I used HTTRACK to download federal rules from a government website, and the resulting HTML files were not intuitively named. Each file has a set of tags <TITLE></TITLE>that will serve well to label each file in a way that will be used to create electronic books. I want to turn these rules into an e-book for my Kindle so that I can easily adjust the position, and not carry volumes of books with me.
My preferred text / hex editor, UltraEdit Professional 15.20.0.1026, has script commands that let you embed the JavaScript engine. Studying possible solutions to my problem, I found xmlTitleSave on the IDM UltraEdit website.

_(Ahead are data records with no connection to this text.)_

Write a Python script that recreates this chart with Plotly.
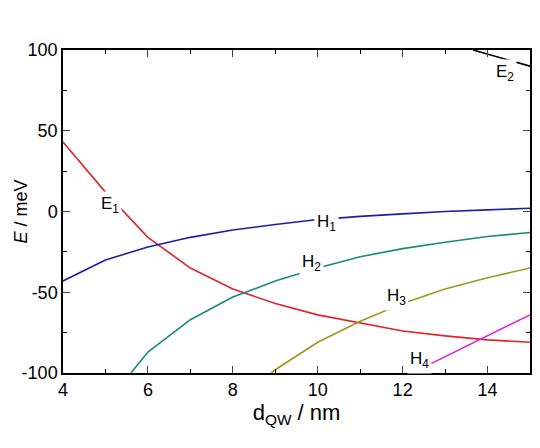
import plotly.graph_objects as go

d_e1 = [4, 5, 6, 7, 8, 9, 10, 11, 12, 13, 14, 15]
e1 = [43, 12, -16, -35, -48, -57, -64, -69, -74, -77, -79.5, -81]

d_h1 = [4, 5, 6, 7, 8, 9, 10, 11, 12, 13, 14, 15]
h1 = [-43, -30, -22, -16, -11.5, -8, -5, -3, -1.5, 0, 1, 2]

d_h2 = [5.6, 6, 7, 8, 9, 10, 11, 12, 13, 14, 15]
h2 = [-100, -87, -67, -53, -43, -35, -28, -23, -19, -15.5, -13]

d_h3 = [8.9, 9, 10, 11, 12, 13, 14, 15]
h3 = [-100, -98, -81, -68, -57, -48, -41, -35]

d_h4 = [12.3, 13, 14, 15]
h4 = [-99, -90, -77, -64]

d_e2 = [13.66, 14, 15]
e2 = [100, 97.5, 90]

x_ticks = [4, 6, 8, 10, 12, 14]
y_ticks = [-100, -50, 0, 50, 100]
y_ticktext = ["-100", "-50", "0", "50", "100"]

labels = ["E<sub>1</sub>", "H<sub>1</sub>", "H<sub>2</sub>", "H<sub>3</sub>", "H<sub>4</sub>", "E<sub>2</sub>"]
label_x = [5.1, 10.2, 9.85, 11.85, 12.4, 14.4]
label_y = [4, -7, -32, -53, -92, 86]

series = [
    (d_e1, e1, "#e0242c"),
    (d_h1, h1, "#1e1ea8"),
    (d_h2, h2, "#1a8a78"),
    (d_h3, h3, "#9a9a1e"),
    (d_h4, h4, "#e020d8"),
    (d_e2, e2, "#000000"),
]

fig = go.Figure()
for xs, ys, c in series:
    fig.add_trace(go.Scatter(x=xs, y=ys, mode="lines", line=dict(color=c, width=1.6),
                             showlegend=False, cliponaxis=True))

for t, lx, ly in zip(labels, label_x, label_y):
    fig.add_annotation(x=lx, y=ly, text=t, showarrow=False, bgcolor="white",
                       borderpad=2, font=dict(size=17, color="black"))

fig.add_annotation(xref="paper", yref="paper", x=-0.09, y=0.5, xanchor="center", yanchor="middle",
                   text="<i>E</i> / meV", textangle=-90, showarrow=False,
                   font=dict(size=18, color="black"))

fig.update_layout(
    width=540, height=448,
    margin=dict(l=55, r=18, t=42, b=83),
    paper_bgcolor="white", plot_bgcolor="white",
    font=dict(family="Liberation Sans, Arial, sans-serif", size=18, color="black"),
)
fig.update_xaxes(range=[4, 15], tickvals=x_ticks, ticks="inside", ticklen=7,
                 showline=True, linecolor="black", linewidth=1.5, mirror="ticks",
                 showgrid=False, zeroline=False, automargin=False,
                 minor=dict(dtick=1, tick0=4, ticks="inside", ticklen=4, tickcolor="black"),
                 title=dict(text="d<sub>QW</sub> / nm", standoff=2))
fig.update_yaxes(range=[-100, 100], tickvals=y_ticks, ticktext=y_ticktext, ticks="inside", ticklen=7,
                 showline=True, linecolor="black", linewidth=1.5, mirror="ticks",
                 showgrid=False, zeroline=False, automargin=False,
                 minor=dict(dtick=25, tick0=0, ticks="inside", ticklen=4, tickcolor="black"))

fig.write_html("out.html")
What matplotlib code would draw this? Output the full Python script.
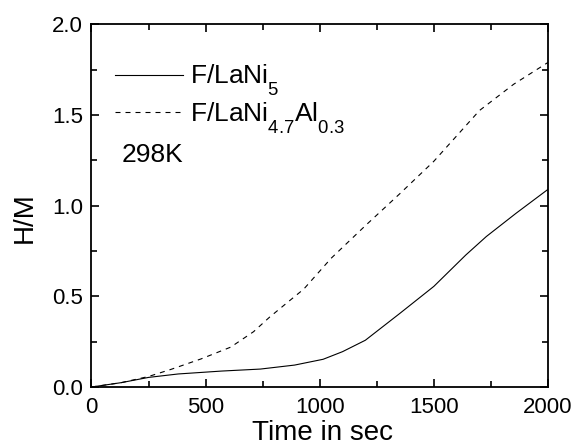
import matplotlib
matplotlib.use("Agg")
import matplotlib.pyplot as plt
from matplotlib.ticker import MultipleLocator, FormatStrFormatter
import matplotlib._mathtext as _mt

plt.rcParams['font.family'] = ['Liberation Sans', 'DejaVu Sans']
plt.rcParams['mathtext.fontset'] = 'custom'
plt.rcParams['mathtext.rm'] = 'Liberation Sans'
plt.rcParams['mathtext.it'] = 'Liberation Sans'
plt.rcParams['mathtext.default'] = 'rm'
# lower subscripts, like the reference typesetting
_mt.FontConstantsBase.sub1 = 0.9
_mt.FontConstantsBase.sub2 = 0.9

# Data
t_lani5 = [0, 130, 250, 380, 570, 740, 890, 1015, 1100, 1200, 1350, 1500, 1640, 1730, 1860, 2000]
hm_lani5 = [0, 0.024, 0.053, 0.072, 0.088, 0.099, 0.121, 0.153, 0.195, 0.258, 0.405, 0.555, 0.728, 0.83, 0.958, 1.09]

t_lanial = [0, 130, 250, 350, 480, 610, 710, 780, 860, 930, 1050, 1200, 1350, 1500, 1700, 1850, 2000]
hm_lanial = [0, 0.024, 0.058, 0.098, 0.155, 0.22, 0.305, 0.385, 0.468, 0.54, 0.71, 0.89, 1.065, 1.245, 1.525, 1.67, 1.79]

label_a = r'F/LaNi$_{5}$'
label_b = r'F/LaNi$_{4.7}$Al$_{0.3}$'
annot = '298K'
xlabel = 'Time in sec'
ylabel = 'H/M'

fig = plt.figure(figsize=(5.78, 4.45), dpi=100)
ax = fig.add_axes([0.1583, 0.1303, 0.948 - 0.1583, 0.9452 - 0.1303])

ax.plot(t_lani5, hm_lani5, color='black', lw=0.8, label=label_a)
ax.plot(t_lanial, hm_lanial, color='black', lw=0.8, linestyle=(0, (4.5, 4.5)), label=label_b)

ax.set_xlim(0, 2000)
ax.set_ylim(0, 2.0)
ax.xaxis.set_major_locator(MultipleLocator(500))
ax.xaxis.set_minor_locator(MultipleLocator(250))
ax.yaxis.set_major_locator(MultipleLocator(0.5))
ax.yaxis.set_minor_locator(MultipleLocator(0.25))
ax.yaxis.set_major_formatter(FormatStrFormatter('%.1f'))
ax.tick_params(which='both', direction='in', top=True, right=True, width=1.2, labelsize=16)
ax.tick_params(axis='x', which='major', pad=7)
ax.tick_params(axis='y', which='major', pad=6)
ax.tick_params(which='major', length=6)
ax.tick_params(which='minor', length=4)
for s in ax.spines.values():
    s.set_linewidth(1.3)

ax.set_xlabel(xlabel, fontsize=20)
ax.set_ylabel(ylabel, fontsize=20)
ax.xaxis.set_label_coords(0.507, -0.09)
ax.yaxis.set_label_coords(-0.117, 0.467)

leg = ax.legend(loc='upper left', bbox_to_anchor=(0.0515, 0.894), frameon=False,
                fontsize=19, handlelength=2.58, handletextpad=0.27, labelspacing=0.08,
                borderaxespad=0, borderpad=0)
ax.text(0.067, 0.62, annot, transform=ax.transAxes, fontsize=19, va='baseline')

fig.savefig('out.png', dpi=100)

var regex = "<title>(.*)</title>"
var file_path = UltraEdit.getString("Path to save file at? !! MUST PRE EXIST !!",1);
UltraEdit.activeDocument.top();
UltraEdit.activeDocument.unicodeToASCII();
UltraEdit.activeDocument.findReplace.regExp = true;
UltraEdit.activeDocument.findReplace.find(regex);
var titl = UltraEdit.activeDocument.selection;
t = titl.match(regex);
saveTitle = t[1]+".xml";
UltraEdit.saveAs(file_path + saveTitle);
My question is double:
- Can I change this JavaScript to extract content
<TITLE></TITLE>from an HTML file and rename files? - If JavaScript cannot be easily changed, is there a script / program / black magic / animal sacrifice that can do the same thing?
EDIT: I was able to get the script to work as desired by deleting the line UltraEdit.activeDocument.unicodeToASCII();and changing the file extension to .html. My only problem is that although this script works with individual open files, it does not execute the batch process in the directory.